FIDÈLE A SES VALEURS

Originaire de Banikoara, commune du département de l’Alibori au Bénin, la griote Barakarakou a sa définition de l’humilité: aller à la rencontre des autres, apprendre d’eux – pour pratiquer son art. Dans son intime conviction, tendre la main en tant que griot n’est pas synonyme de quémander, c’est faire le geste qu’il faut en premier pour honorer le cadeau de son prince. C’est célébrer l’autre pour ce qu’il est de royal et non pour ce qu’il a. C’est simplement assumer son identité griotique.

Cela dit, la sexagénaire n’est pas dupe. Quand dans le regard des compairs griots, il peut y avoir des balances qui pèsent et comparent les cadeaux, elle sait que les problèmes ne sont pas loin. La Kayessi de 2017 s’en souvient. Heureusement, celle qui aime se faire appeler Batabou (« la plus petite des griots » en Bariba) a du savoir vivre: elle sait regarder quand il faut voir, sait fermer les yeux quand il ne faut pas voir surtout quand elle suit ses maîtres. Là n’est pas le plus dur car ici, la tâche du griot n’est pas mince. Elle est même colossale pour cette Baatonu qui doit se cultiver et connaître l’histoire de tout le monde (les familles royales) alors que dans d’autres pays, chaque famille a son griot.

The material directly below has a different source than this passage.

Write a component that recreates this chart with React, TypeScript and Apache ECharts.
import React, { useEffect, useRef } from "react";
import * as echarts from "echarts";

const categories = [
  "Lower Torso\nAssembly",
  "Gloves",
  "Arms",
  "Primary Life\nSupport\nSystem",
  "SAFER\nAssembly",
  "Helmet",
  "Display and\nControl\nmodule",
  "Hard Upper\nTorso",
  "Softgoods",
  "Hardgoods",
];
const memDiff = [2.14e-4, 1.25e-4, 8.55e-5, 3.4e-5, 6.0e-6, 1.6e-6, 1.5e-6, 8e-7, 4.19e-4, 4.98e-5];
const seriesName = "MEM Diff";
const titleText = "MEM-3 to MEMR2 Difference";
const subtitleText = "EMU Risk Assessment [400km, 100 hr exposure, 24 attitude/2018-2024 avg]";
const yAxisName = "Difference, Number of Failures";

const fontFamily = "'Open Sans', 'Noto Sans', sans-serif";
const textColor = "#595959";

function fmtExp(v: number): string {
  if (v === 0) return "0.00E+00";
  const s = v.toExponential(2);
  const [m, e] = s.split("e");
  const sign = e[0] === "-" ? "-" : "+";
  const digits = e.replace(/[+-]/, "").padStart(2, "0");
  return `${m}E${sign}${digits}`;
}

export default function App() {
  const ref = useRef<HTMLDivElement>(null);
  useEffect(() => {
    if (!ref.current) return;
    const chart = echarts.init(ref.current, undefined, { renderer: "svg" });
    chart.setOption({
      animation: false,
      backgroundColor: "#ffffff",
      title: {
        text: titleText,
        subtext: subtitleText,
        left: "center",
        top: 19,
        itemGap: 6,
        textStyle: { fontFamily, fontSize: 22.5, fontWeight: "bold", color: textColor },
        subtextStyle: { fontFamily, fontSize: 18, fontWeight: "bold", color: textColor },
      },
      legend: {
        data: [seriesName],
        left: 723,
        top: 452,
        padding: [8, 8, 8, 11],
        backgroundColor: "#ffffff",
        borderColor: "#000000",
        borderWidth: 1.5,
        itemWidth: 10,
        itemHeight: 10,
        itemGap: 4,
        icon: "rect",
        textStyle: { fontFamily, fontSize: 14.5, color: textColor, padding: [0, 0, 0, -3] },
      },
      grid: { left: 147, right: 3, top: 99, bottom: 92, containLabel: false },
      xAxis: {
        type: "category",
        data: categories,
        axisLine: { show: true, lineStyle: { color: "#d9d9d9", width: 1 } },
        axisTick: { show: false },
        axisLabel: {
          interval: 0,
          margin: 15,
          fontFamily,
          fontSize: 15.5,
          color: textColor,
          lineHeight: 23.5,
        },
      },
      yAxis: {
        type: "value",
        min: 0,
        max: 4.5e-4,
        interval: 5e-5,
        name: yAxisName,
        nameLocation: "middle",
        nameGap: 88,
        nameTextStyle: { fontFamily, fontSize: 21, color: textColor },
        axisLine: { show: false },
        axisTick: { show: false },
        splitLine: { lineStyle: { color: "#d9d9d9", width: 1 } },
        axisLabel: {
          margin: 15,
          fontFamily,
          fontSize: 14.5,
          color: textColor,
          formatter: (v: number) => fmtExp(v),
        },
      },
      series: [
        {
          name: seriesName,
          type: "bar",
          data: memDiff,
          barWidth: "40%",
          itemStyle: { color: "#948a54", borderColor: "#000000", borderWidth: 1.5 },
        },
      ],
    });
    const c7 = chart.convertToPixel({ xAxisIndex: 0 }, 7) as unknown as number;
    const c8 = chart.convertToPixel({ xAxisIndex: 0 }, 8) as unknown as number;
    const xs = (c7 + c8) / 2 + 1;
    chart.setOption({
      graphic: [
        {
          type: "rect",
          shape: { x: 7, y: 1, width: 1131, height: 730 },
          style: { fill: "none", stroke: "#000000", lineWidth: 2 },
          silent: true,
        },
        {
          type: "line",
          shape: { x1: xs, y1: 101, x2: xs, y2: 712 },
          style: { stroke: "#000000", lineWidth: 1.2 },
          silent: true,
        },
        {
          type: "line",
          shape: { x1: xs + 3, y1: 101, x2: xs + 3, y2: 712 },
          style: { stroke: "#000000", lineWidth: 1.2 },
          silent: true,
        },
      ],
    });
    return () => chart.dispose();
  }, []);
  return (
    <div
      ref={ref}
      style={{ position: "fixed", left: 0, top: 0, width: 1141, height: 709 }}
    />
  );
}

Toutefois, rien n’entame la force de sa volonté. Son vœu le plus cher: satisfaire chaque wassangari dans sa manière de le louer et de raconter son histoire. Ambitieuse, elle rêve de transposer la sève de son art dans du slam et de le polir afin de le faire bien accueillir dans les cercles hautement institutionnels, les cercles de pouvoir et de le mettre au service de la médiation nationale. Le défi pour son art sera de se moderniser sans se déconnecter des sources.

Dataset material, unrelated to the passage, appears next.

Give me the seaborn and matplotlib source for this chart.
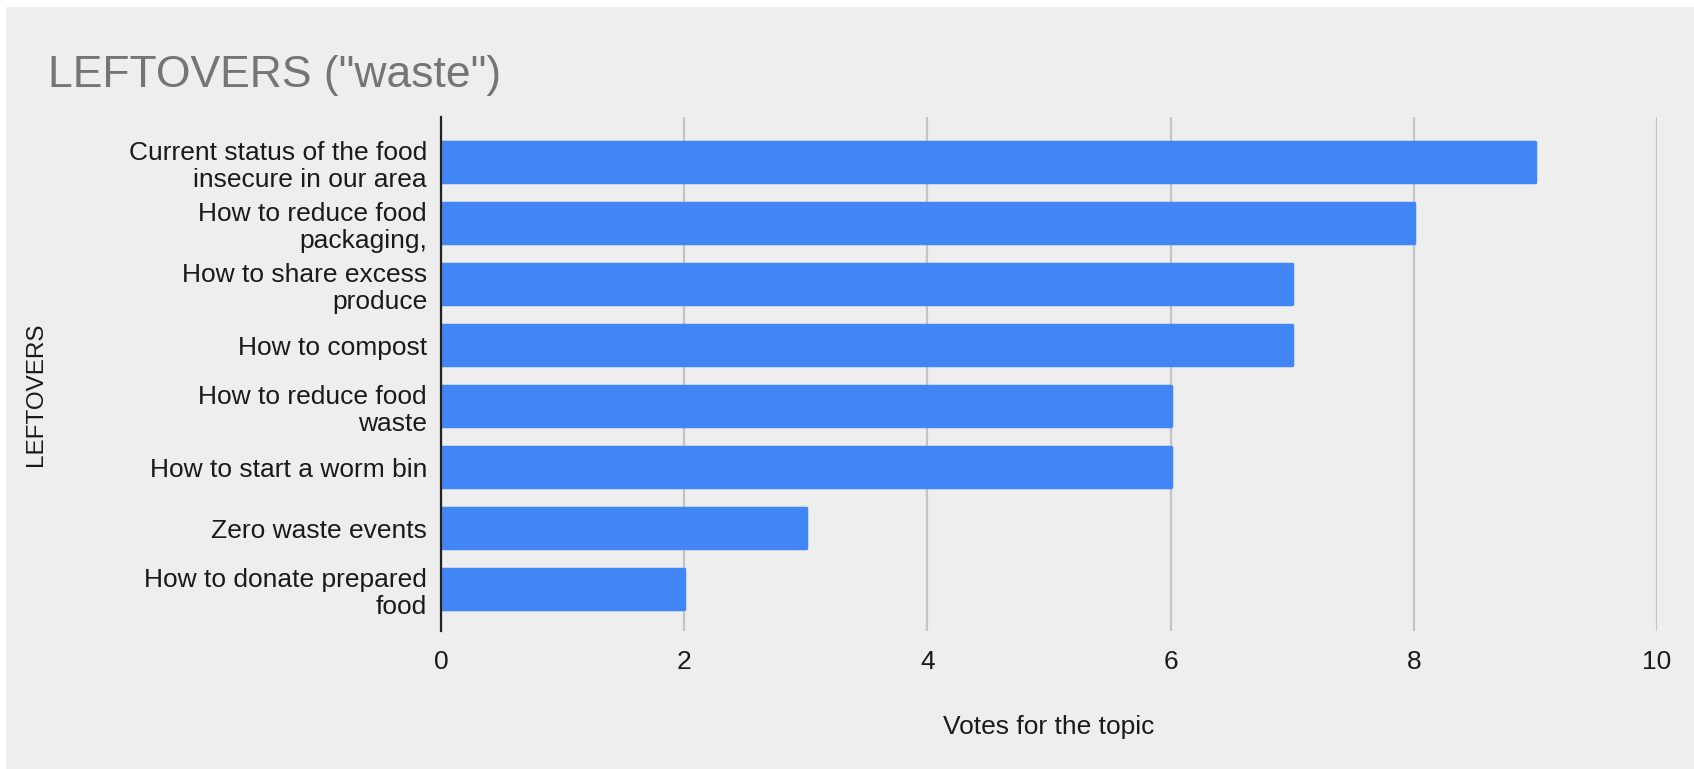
import matplotlib
matplotlib.use("Agg")
import matplotlib.pyplot as plt
import seaborn as sns
import pandas as pd
from matplotlib.patches import Rectangle

categories = [
    "Current status of the food\ninsecure in our area",
    "How to reduce food\npackaging,",
    "How to share excess\nproduce",
    "How to compost",
    "How to reduce food\nwaste",
    "How to start a worm bin",
    "Zero waste events",
    "How to donate prepared\nfood",
]
votes = [9, 8, 7, 7, 6, 6, 3, 2]
x_ticks = [0, 2, 4, 6, 8, 10]

df = pd.DataFrame({"topic": categories, "votes": votes})

sns.set_theme(style="white")
plt.rcParams['font.family'] = ['Liberation Sans', 'DejaVu Sans']

W, H = 1694, 769
fig = plt.figure(figsize=(W / 100, H / 100), dpi=100, facecolor="white")
fig.patches.append(Rectangle((6 / W, 0), 1 - 6 / W, 1 - 7 / H, transform=fig.transFigure,
                             facecolor="#eeeeee", edgecolor="none", zorder=-10))
ax = fig.add_axes([441 / W, 1 - 631 / H, (1657 - 441) / W, (631 - 117) / H])
ax.set_facecolor("#eeeeee")

sns.barplot(data=df, x="votes", y="topic", color="#4285f4", width=0.655,
            saturation=1, ax=ax, zorder=3)
for p in ax.patches:
    p.set_edgecolor("#4285f4")
    p.set_linewidth(2.5)
    p.set_joinstyle("round")

ax.set_xlim(0, 10)
ax.set_ylim(7.68, -0.74)
ax.set_xticks(x_ticks)
ax.set_xticklabels([str(t) for t in x_ticks])
ax.grid(axis="x", color="#c4c4c4", linewidth=1.6, zorder=0)
ax.set_axisbelow(True)
for s in ["top", "right", "bottom"]:
    ax.spines[s].set_visible(False)
ax.spines["left"].set_color("#222222")
ax.spines["left"].set_linewidth(1.6)
ax.spines["left"].set_zorder(5)
ax.tick_params(axis="both", length=0, labelsize=19, colors="#1a1a1a")
ax.tick_params(axis="y", pad=10)
ax.tick_params(axis="x", pad=14)
for lbl in ax.get_yticklabels():
    lbl.set_linespacing(1.15)

ax.set_xlabel("Votes for the topic", fontsize=19, color="#1a1a1a", labelpad=29)
ax.set_ylabel("")
fig.text(36 / W, 1 - 394 / H, "LEFTOVERS", rotation=90, fontsize=17.5, color="#1a1a1a",
         ha="center", va="center")
fig.text(48 / W, 1 - 76 / H, 'LEFTOVERS ("waste")', fontsize=32, color="#757575",
         ha="left", va="center")

fig.savefig("out.png", dpi=100, facecolor=fig.get_facecolor())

Édifiée par son cursus scolaire et universitaire entre le Nord et le Sud du Bénin, Porto-Novo a une place spéciale dans son cœur : elle sait que tous les êtres humains sont les mêmes. Comme du jasmin, elle souhaite répandre le bon parfum de son art comme un instrument de paix. Alors, faudra t-il tendre l’oreille et l’écouter quand votre route croisera la sienne: son tambourin est épris de fierté et émet des notes de paix.